(Record extracts)
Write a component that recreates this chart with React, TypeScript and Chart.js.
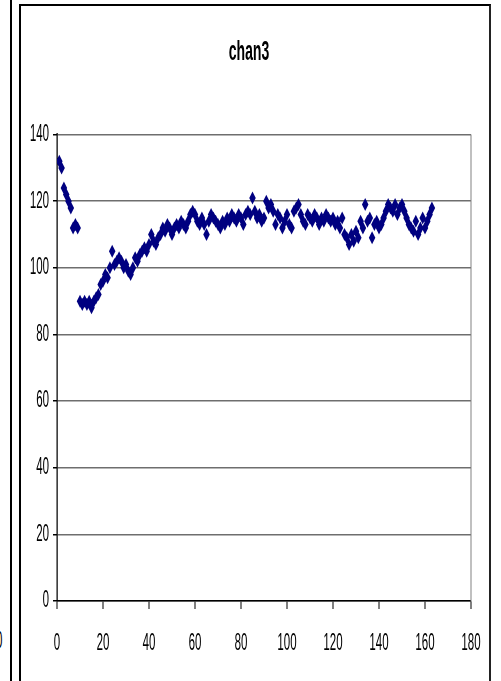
import React, { useEffect, useRef } from "react";
import { Chart, registerables } from "chart.js";

Chart.register(...registerables);

const title = "chan3";
const xTickMin = 0;
const xTickMax = 180;
const xStep = 20;
const yTickMin = 0;
const yTickMax = 140;
const yStep = 20;

// sample index runs 1..N
const chan3Values: number[] = [
  132, 130, 124, 122, 120, 118, 112, 113, 112, 90,
  89, 90, 89, 90, 88, 90, 91, 92, 95, 96,
  98, 97, 100, 105, 101, 102, 103, 102, 100, 101,
  99, 98, 100, 103, 102, 104, 105, 106, 105, 107,
  110, 108, 107, 109, 110, 112, 111, 113, 112, 110,
  112, 113, 112, 114, 113, 112, 114, 116, 117, 116,
  114, 113, 115, 113, 110, 114, 116, 115, 114, 113,
  112, 114, 113, 115, 114, 116, 115, 114, 116, 115,
  113, 116, 117, 116, 121, 117, 115, 116, 114, 115,
  120, 118, 119, 117, 113, 116, 115, 112, 114, 116,
  113, 112, 117, 118, 119, 116, 114, 113, 116, 115,
  114, 116, 115, 113, 115, 114, 116, 115, 114, 115,
  113, 114, 112, 115, 110, 109, 107, 110, 108, 111,
  109, 114, 112, 119, 114, 115, 109, 113, 114, 112,
  113, 115, 117, 119, 118, 117, 119, 116, 118, 119,
  117, 115, 113, 112, 111, 114, 110, 112, 115, 112,
  114, 116, 118,
];

const FONT = "'Liberation Sans', Arial, sans-serif";

const plotBorder = {
  id: "plotBorder",
  afterDatasetsDraw(chart: any) {
    const { ctx, chartArea } = chart;
    ctx.save();
    ctx.strokeStyle = "#808080";
    ctx.lineWidth = 2;
    ctx.beginPath();
    ctx.moveTo(chartArea.right, chartArea.top);
    ctx.lineTo(chartArea.right, chartArea.bottom);
    ctx.stroke();
    ctx.restore();
  },
};

export default function App() {
  const ref = useRef<HTMLCanvasElement>(null);
  useEffect(() => {
    if (!ref.current) return;
    const data = chan3Values.map((v, i) => ({ x: i + 1, y: v }));
    const chart = new Chart(ref.current, {
      type: "scatter",
      data: {
        datasets: [
          {
            label: title,
            data,
            pointStyle: "rectRot",
            pointRadius: 6.5,
            pointBackgroundColor: "#000080",
            pointBorderColor: "#000080",
            pointBorderWidth: 0,
            showLine: false,
          },
        ],
      },
      plugins: [plotBorder],
      options: {
        responsive: false,
        animation: false,
        devicePixelRatio: 1,
        layout: { padding: { left: 54, right: 60, top: 0, bottom: 0 } },
        plugins: {
          legend: { display: false },
          tooltip: { enabled: false },
          title: {
            display: true,
            text: title,
            color: "#000",
            font: { family: FONT, size: 28, weight: "bold", lineHeight: 1.2 },
            padding: { top: 35, bottom: 66 },
          },
        },
        scales: {
          x: {
            type: "linear",
            min: xTickMin,
            max: xTickMax,
            afterFit: (s: any) => {
              s.height = 80;
            },
            ticks: {
              stepSize: xStep,
              color: "#000",
              font: { family: FONT, size: 23 },
              padding: 21,
              maxRotation: 0,
            },
            grid: {
              drawOnChartArea: false,
              drawTicks: true,
              tickLength: 8,
              tickColor: "#000",
              lineWidth: 2,
            },
            border: { display: true, color: "#000", width: 1.5 },
          },
          y: {
            type: "linear",
            min: yTickMin,
            max: yTickMax,
            afterFit: (s: any) => {
              s.width = 60;
            },
            ticks: {
              stepSize: yStep,
              color: "#000",
              font: { family: FONT, size: 23 },
              padding: 8,
            },
            grid: {
              color: "#6e6e6e",
              lineWidth: 1.5,
              drawTicks: true,
              tickLength: 8,
              tickColor: "#000",
            },
            border: { display: true, color: "#000", width: 2.5 },
          },
        },
      },
    });
    return () => chart.destroy();
  }, []);

  return (
    <div style={{ position: "absolute", left: 0, top: 0, width: 501, height: 681, overflow: "hidden", background: "#fff" }}>
      <div style={{ position: "absolute", left: 10, top: 0, width: 2, height: 681, background: "#000" }} />
      <span
        style={{
          position: "absolute",
          left: -4,
          top: 627,
          fontFamily: FONT,
          fontSize: 23,
          transform: "scaleX(0.5)",
          transformOrigin: "left top",
          color: "#000",
        }}
      >
        0
      </span>
      <div
        style={{
          position: "absolute",
          left: 19,
          top: 4,
          width: 468,
          height: 700,
          borderLeft: "2px solid #000",
          borderTop: "2px solid #000",
          borderRight: "2px solid #222",
        }}
      />
      <canvas
        ref={ref}
        width={1002}
        height={681}
        style={{ position: "absolute", left: 0, top: 0, width: 501, height: 681 }}
      />
    </div>
  );
}
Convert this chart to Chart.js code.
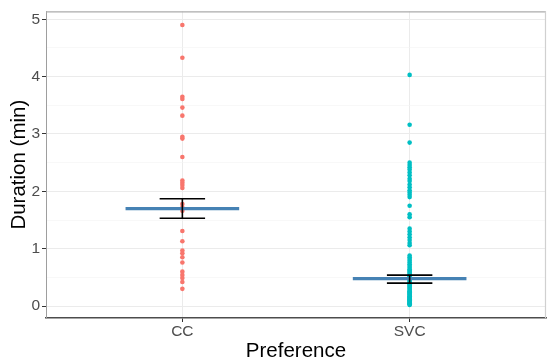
<!DOCTYPE html>
<html>
<head>
<meta charset="utf-8">
<script src="https://cdn.jsdelivr.net/npm/chart.js"></script>
<style>
  body { margin: 0; background: #fff; }
  #c { display: block; }
</style>
</head>
<body>
<canvas id="c" width="547" height="358"></canvas>
<script>
// categories and colours
const categories = ["CC", "SVC"];
const pointColors = ["#F8766D", "#00BFC4"];

// raw durations (min)
const ccValues = [4.90, 4.33, 3.65, 3.61, 3.46, 3.32, 2.95, 2.92, 2.60, 2.19, 2.15, 2.11, 2.06,
  1.78, 1.72, 1.66, 1.31, 1.13, 0.97, 0.92, 0.85, 0.76, 0.60, 0.54, 0.49, 0.42, 0.30];
const svcValues = [4.03, 3.16, 2.85, 2.50, 2.46, 2.42, 2.38, 2.33, 2.28, 2.22, 2.18, 2.12, 2.07,
  2.02, 1.98, 1.94, 1.90, 1.75, 1.60, 1.55, 1.35, 1.30, 1.25, 1.20, 1.15, 1.10, 1.06,
  0.88, 0.85, 0.82, 0.79, 0.76, 0.73, 0.70, 0.67, 0.64, 0.62, 0.60, 0.58, 0.56, 0.54,
  0.52, 0.50, 0.48, 0.46, 0.44, 0.42, 0.40, 0.38, 0.36, 0.34, 0.32, 0.30, 0.28, 0.26,
  0.25, 0.24, 0.22, 0.21, 0.20, 0.18, 0.17, 0.16, 0.15, 0.14, 0.13, 0.12, 0.11, 0.10,
  0.09, 0.08, 0.07, 0.06, 0.05, 0.04, 0.03, 0.02];

// summary: mean and error bar limits
const means = [1.70, 0.48];
const errLow = [1.53, 0.40];
const errHigh = [1.87, 0.54];

const meanHalfWidth = 0.25;
const capHalfWidth = 0.1;

const pointSets = [ccValues, svcValues].map((vals, i) => ({
  type: "scatter",
  data: vals.map(v => ({ x: i + 1, y: v })),
  pointRadius: 2.3,
  pointBackgroundColor: pointColors[i],
  pointBorderWidth: 0,
  order: 3
}));

// mean bars
const meanData = [];
means.forEach((m, i) => {
  meanData.push({ x: i + 1 - meanHalfWidth, y: m }, { x: i + 1 + meanHalfWidth, y: m }, { x: i + 1, y: null });
});

// error bars: whisker + two caps
const errData = [];
errLow.forEach((lo, i) => {
  const hi = errHigh[i], c = i + 1;
  errData.push({ x: c - capHalfWidth, y: hi }, { x: c + capHalfWidth, y: hi }, { x: c, y: null });
  errData.push({ x: c - capHalfWidth, y: lo }, { x: c + capHalfWidth, y: lo }, { x: c, y: null });
  errData.push({ x: c, y: lo }, { x: c, y: hi }, { x: c, y: null });
});

const panelBorder = {
  id: "panelBorder",
  afterDatasetsDraw(chart) {
    const a = chart.chartArea, ctx = chart.ctx;
    ctx.save();
    ctx.lineWidth = 1.2;
    ctx.strokeStyle = "#ABABAB";
    ctx.beginPath();
    ctx.moveTo(a.left, a.top + 0.5);
    ctx.lineTo(a.right, a.top + 0.5);
    ctx.stroke();
    ctx.strokeStyle = "#D0D0D0";
    ctx.beginPath();
    ctx.moveTo(a.right - 0.5, a.top);
    ctx.lineTo(a.right - 0.5, a.bottom);
    ctx.stroke();
    ctx.restore();
  }
};

new Chart(document.getElementById("c"), {
  type: "scatter",
  data: {
    datasets: [
      {
        type: "line",
        data: errData,
        borderColor: "#000000",
        borderWidth: 1.6,
        pointRadius: 0,
        spanGaps: false,
        showLine: true,
        order: 1
      },
      {
        type: "line",
        data: meanData,
        borderColor: "#4682B4",
        borderWidth: 3.2,
        pointRadius: 0,
        spanGaps: false,
        showLine: true,
        order: 2
      },
      ...pointSets
    ]
  },
  options: {
    responsive: false,
    animation: false,
    layout: { autoPadding: false, padding: { top: 10, right: 1, left: 0, bottom: 0 } },
    plugins: { legend: { display: false }, tooltip: { enabled: false } },
    scales: {
      x: {
        type: "linear",
        min: 0.4,
        max: 2.6,
        afterBuildTicks: s => { s.ticks = categories.map((c, i) => ({ value: i + 1 })); },
        afterFit: s => { s.height = 40; s.paddingLeft = 0; s.paddingRight = 0; },
        ticks: {
          callback: v => categories[v - 1] || "",
          color: "#4D4D4D",
          font: { family: "Liberation Sans", size: 15.5 },
          padding: 0,
          maxRotation: 0
        },
        grid: { color: "#EBEBEB", lineWidth: 1, tickLength: 4, tickColor: "#333333" },
        border: { color: "#4D4D4D", width: 1.5 },
        title: {
          display: true,
          text: "Preference",
          color: "#000000",
          font: { family: "Liberation Sans", size: 20.5, lineHeight: 0.62 },
          padding: { top: 0, bottom: 0 }
        }
      },
      y: {
        min: -0.208,
        max: 5.139,
        afterFit: s => { s.width = 46; },
        ticks: {
          stepSize: 0.5,
          includeBounds: false,
          callback: v => Number.isInteger(v) ? v : "",
          color: "#4D4D4D",
          font: { family: "Liberation Sans", size: 15.5 },
          padding: 2
        },
        grid: {
          color: c => Number.isInteger(c.tick.value) ? "#EBEBEB" : "#F4F4F4",
          lineWidth: c => Number.isInteger(c.tick.value) ? 1 : 0.6,
          tickLength: 4,
          tickColor: c => Number.isInteger(c.tick.value) ? "#333333" : "rgba(0,0,0,0)"
        },
        border: { color: "#9E9E9E", width: 1 },
        title: {
          display: true,
          text: "Duration (min)",
          color: "#000000",
          font: { family: "Liberation Sans", size: 20.5 },
          padding: { top: 7, bottom: 0 }
        }
      }
    }
  },
  plugins: [panelBorder]
});
</script>
</body>
</html>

(The task) Omit every picture, and please return the entries exactly from the first line through the line with "const yStep = 20;", both included.

(Exercise result)
Write a component that recreates this chart with React, TypeScript and Chart.js.
import React, { useEffect, useRef } from "react";
import { Chart, registerables } from "chart.js";

Chart.register(...registerables);

const title = "chan3";
const xTickMin = 0;
const xTickMax = 180;
const xStep = 20;
const yTickMin = 0;
const yTickMax = 140;
const yStep = 20;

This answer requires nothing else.